2d 647 (1971). Here, I believe the facts that R.R. had presumably run
away, there is a pickup order for him, he is close to 18 and has great
familiarity with the system make it a just outcome that hearing be held in
his absence.
Further, at least one other jurisdiction recognizes a juvenile's right
(without an attorney or parent joining the waiver and without
emancipation) to waive his or her presence at important proceedings. See
Com. v. B.J., 241 S.W.3d 324, 328 (Ky. 2007) (Juvenile, who was brought to
family court on allegations that he was a habitual truant, validly waived
his right to appear at both his adjudication and disposition hearings;
juvenile, at his arraignment, was informed of his future court dates,
juvenile's mother made representations to counsel that juvenile was aware
of hearing and chose not to attend, and no evidence was presented that
juvenile's absence was involuntary).
I urge our legislature to consider amending the statute to give trial
court judges some discretion in situations where the juvenile is absent.

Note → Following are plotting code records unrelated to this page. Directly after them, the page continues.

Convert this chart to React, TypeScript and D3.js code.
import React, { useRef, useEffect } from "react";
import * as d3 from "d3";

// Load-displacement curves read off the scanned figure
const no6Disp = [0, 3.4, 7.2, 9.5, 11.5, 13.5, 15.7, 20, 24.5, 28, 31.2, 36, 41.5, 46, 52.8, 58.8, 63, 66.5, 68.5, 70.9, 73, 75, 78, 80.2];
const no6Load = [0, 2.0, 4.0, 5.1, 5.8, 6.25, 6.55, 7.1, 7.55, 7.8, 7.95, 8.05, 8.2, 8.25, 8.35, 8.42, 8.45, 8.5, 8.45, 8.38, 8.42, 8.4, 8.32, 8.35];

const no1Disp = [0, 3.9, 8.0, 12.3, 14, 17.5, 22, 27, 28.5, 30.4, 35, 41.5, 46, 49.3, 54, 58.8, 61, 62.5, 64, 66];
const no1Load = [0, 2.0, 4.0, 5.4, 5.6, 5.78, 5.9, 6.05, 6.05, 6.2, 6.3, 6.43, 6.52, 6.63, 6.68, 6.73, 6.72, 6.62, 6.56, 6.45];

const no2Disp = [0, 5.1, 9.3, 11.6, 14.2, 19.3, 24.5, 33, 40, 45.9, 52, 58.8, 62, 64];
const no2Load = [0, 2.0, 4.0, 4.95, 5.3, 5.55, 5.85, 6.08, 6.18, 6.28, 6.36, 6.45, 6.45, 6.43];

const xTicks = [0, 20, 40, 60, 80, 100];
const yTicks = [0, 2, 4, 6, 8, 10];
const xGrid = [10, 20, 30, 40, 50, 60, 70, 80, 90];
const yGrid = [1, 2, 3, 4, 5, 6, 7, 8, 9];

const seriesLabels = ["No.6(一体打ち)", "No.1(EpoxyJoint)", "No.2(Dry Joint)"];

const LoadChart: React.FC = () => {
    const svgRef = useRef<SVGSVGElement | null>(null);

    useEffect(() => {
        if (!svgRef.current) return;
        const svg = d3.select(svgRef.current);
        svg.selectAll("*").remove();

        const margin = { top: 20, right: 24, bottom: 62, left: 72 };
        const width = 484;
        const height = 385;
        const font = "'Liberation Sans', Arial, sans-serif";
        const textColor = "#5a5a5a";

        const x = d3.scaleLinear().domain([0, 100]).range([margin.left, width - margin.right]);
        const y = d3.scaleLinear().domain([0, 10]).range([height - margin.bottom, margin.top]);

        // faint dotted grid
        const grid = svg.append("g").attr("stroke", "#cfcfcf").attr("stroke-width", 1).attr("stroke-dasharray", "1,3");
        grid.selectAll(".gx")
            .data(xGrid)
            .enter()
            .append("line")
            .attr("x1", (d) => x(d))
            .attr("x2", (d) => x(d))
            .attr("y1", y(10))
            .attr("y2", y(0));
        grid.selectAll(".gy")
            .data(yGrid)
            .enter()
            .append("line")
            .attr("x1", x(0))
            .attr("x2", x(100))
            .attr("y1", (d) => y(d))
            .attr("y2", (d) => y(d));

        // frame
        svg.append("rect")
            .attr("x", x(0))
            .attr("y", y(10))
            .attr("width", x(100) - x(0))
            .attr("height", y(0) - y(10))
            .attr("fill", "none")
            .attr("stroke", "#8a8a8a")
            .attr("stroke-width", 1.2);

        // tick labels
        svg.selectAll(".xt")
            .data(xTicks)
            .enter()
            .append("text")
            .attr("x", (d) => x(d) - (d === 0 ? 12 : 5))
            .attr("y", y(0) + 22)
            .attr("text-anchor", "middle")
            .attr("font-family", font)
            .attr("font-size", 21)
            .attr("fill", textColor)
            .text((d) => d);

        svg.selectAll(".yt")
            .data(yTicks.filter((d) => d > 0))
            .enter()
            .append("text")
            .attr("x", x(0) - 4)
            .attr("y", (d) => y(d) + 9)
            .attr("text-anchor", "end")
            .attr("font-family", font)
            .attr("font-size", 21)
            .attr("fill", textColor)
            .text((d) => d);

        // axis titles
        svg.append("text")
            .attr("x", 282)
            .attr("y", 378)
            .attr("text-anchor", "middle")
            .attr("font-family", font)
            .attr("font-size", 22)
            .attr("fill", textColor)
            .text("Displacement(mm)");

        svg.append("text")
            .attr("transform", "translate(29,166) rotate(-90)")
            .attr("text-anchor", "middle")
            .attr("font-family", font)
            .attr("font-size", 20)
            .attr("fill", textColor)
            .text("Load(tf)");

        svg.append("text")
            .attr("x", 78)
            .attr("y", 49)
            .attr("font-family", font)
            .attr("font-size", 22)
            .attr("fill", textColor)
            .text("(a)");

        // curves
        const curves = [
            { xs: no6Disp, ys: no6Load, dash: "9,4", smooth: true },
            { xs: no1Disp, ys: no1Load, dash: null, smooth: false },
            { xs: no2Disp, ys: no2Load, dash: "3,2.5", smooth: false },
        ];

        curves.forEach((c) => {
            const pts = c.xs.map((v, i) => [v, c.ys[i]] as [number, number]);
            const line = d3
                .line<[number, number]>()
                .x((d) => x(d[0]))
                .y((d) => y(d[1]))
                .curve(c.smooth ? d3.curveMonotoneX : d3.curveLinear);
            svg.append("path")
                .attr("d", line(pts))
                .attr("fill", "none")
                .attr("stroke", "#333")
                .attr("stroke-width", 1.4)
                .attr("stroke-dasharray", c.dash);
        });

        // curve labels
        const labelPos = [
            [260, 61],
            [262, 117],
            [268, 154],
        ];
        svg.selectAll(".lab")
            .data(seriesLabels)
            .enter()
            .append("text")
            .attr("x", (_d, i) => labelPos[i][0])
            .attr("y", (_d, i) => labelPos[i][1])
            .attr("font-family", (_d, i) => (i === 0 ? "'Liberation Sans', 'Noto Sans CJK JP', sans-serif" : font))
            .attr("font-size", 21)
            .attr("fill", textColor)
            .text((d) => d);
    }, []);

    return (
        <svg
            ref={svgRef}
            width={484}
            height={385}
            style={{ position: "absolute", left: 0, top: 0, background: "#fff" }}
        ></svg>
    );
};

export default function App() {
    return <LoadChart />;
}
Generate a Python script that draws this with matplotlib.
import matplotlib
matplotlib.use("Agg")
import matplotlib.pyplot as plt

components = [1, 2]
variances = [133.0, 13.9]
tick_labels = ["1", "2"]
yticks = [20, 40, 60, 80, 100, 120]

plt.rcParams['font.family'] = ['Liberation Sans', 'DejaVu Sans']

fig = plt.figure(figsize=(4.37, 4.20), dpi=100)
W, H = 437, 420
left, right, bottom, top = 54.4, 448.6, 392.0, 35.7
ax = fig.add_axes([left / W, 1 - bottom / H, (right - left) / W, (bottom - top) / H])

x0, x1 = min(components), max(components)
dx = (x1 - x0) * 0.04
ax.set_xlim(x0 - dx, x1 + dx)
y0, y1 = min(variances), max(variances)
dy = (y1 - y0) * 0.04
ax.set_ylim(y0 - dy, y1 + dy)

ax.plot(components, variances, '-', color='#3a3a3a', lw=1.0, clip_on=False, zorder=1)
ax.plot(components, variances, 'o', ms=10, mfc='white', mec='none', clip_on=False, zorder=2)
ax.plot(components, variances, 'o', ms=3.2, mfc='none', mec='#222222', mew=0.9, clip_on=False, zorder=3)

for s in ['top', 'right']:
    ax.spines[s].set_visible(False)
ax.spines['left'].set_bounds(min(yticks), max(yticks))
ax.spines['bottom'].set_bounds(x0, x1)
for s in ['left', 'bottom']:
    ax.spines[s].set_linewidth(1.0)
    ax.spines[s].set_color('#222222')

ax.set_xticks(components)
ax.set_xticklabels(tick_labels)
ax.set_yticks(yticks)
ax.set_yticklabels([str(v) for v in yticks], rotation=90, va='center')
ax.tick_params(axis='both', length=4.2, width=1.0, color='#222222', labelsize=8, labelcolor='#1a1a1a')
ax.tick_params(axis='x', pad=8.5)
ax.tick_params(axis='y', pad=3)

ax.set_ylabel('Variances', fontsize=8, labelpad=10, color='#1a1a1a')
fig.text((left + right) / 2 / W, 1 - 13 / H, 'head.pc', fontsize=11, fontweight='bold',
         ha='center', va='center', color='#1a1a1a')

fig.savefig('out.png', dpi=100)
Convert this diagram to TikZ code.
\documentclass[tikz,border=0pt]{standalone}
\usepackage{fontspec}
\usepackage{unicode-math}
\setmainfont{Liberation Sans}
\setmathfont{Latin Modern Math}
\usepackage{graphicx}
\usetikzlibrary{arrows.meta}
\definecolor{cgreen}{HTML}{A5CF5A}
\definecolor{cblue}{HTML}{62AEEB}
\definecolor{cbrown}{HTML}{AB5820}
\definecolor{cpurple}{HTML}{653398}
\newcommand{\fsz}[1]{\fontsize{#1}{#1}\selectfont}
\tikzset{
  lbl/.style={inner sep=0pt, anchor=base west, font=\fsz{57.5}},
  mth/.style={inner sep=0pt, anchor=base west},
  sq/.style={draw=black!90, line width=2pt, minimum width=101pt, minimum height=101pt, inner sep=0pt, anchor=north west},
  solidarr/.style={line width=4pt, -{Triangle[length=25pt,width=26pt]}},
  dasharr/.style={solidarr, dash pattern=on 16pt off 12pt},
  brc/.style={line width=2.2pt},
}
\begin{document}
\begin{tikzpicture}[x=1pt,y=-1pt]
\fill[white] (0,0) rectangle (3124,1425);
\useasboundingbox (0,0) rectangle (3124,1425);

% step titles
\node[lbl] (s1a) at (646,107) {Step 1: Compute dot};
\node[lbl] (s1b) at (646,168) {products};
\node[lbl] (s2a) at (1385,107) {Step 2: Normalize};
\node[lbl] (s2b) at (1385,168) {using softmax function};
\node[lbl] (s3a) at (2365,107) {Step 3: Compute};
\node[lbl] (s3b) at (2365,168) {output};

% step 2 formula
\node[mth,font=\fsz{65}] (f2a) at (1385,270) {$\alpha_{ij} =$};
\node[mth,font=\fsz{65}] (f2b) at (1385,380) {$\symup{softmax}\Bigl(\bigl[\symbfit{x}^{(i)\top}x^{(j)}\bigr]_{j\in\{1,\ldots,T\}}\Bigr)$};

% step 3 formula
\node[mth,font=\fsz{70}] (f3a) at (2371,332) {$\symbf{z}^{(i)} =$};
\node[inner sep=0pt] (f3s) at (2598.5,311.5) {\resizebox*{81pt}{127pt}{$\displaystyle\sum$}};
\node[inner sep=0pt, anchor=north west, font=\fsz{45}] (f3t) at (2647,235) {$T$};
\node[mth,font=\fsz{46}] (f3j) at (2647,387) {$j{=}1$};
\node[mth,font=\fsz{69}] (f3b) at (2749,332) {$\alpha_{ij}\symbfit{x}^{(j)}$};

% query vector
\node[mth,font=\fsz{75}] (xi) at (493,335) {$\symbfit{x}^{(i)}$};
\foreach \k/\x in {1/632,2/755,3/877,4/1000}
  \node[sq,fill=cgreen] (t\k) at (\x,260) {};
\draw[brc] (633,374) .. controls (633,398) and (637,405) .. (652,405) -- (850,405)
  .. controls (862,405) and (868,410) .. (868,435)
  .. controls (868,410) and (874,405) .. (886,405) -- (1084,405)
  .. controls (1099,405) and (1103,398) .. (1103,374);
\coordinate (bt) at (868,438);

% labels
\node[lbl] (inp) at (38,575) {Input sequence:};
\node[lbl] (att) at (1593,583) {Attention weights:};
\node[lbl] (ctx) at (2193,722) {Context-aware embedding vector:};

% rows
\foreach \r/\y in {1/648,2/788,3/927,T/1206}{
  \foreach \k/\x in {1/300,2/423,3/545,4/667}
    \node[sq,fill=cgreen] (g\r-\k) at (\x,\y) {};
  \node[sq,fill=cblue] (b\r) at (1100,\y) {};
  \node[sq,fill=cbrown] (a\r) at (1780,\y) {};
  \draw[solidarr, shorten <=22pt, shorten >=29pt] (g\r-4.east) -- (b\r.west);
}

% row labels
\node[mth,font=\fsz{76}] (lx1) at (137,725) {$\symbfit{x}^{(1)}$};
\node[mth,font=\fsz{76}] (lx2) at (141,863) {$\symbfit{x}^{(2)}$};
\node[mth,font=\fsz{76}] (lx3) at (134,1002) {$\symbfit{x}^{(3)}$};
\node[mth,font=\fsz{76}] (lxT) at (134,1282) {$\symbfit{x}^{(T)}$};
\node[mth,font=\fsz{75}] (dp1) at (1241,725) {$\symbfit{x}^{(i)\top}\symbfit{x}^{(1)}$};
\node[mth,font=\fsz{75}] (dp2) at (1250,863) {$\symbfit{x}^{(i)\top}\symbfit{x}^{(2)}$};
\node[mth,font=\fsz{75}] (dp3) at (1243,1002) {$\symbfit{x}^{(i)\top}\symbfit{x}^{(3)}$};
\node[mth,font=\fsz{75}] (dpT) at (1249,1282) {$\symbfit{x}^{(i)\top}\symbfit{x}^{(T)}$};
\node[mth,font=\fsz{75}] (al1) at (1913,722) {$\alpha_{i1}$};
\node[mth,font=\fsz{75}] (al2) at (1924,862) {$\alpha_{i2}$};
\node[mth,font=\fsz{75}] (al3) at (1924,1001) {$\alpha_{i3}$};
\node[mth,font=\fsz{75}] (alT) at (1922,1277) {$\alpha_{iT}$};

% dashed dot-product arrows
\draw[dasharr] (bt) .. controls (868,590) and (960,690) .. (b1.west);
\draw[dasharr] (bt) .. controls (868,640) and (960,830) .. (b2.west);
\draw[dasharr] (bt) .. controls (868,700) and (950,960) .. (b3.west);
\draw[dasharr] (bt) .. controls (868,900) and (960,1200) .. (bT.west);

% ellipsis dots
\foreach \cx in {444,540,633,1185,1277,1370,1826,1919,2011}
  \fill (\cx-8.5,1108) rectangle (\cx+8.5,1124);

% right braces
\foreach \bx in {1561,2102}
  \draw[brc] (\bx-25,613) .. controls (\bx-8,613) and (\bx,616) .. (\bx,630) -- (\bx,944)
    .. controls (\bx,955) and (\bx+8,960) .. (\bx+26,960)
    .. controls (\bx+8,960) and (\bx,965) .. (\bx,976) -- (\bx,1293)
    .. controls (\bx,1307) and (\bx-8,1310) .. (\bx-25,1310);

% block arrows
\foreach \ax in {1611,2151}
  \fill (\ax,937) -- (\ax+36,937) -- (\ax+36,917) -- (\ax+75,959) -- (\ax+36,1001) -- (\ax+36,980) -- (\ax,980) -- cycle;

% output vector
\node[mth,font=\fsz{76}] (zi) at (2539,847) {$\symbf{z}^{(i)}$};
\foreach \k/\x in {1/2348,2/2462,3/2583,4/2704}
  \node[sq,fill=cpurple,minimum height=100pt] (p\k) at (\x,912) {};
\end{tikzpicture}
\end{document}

That is, the statute should allow for knowing, intelligent and voluntary
waiver by a juvenile who is aware of upcoming proceedings but chooses
to be absent with no adequate explanation. This is not to say that holding
a hearing in the juvenile’s absence would be best practice or even not
unusual. The best practice would be to issue a pickup order and have the
juvenile be present for the proceedings, but in some circumstances, it may
be appropriate to hold a hearing in the juvenile’s absence in order to
prevent juveniles who are aware of an upcoming hearing date to get a free
pass by disappearing. Our trial judges should be able to advise a juvenile
that if they fail to appear at a hearing, the matter may proceed without
them. Then, depending on the age of the juvenile and the circumstances,
the trial court should be able to exercise its discretion about whether or
not to proceed. In this case, I believe holding the hearing in R.R.’s absence
comported with due process. Accordingly, I would affirm the trial court.
Rush, C.J., joins in part and Massa, J., joins in part.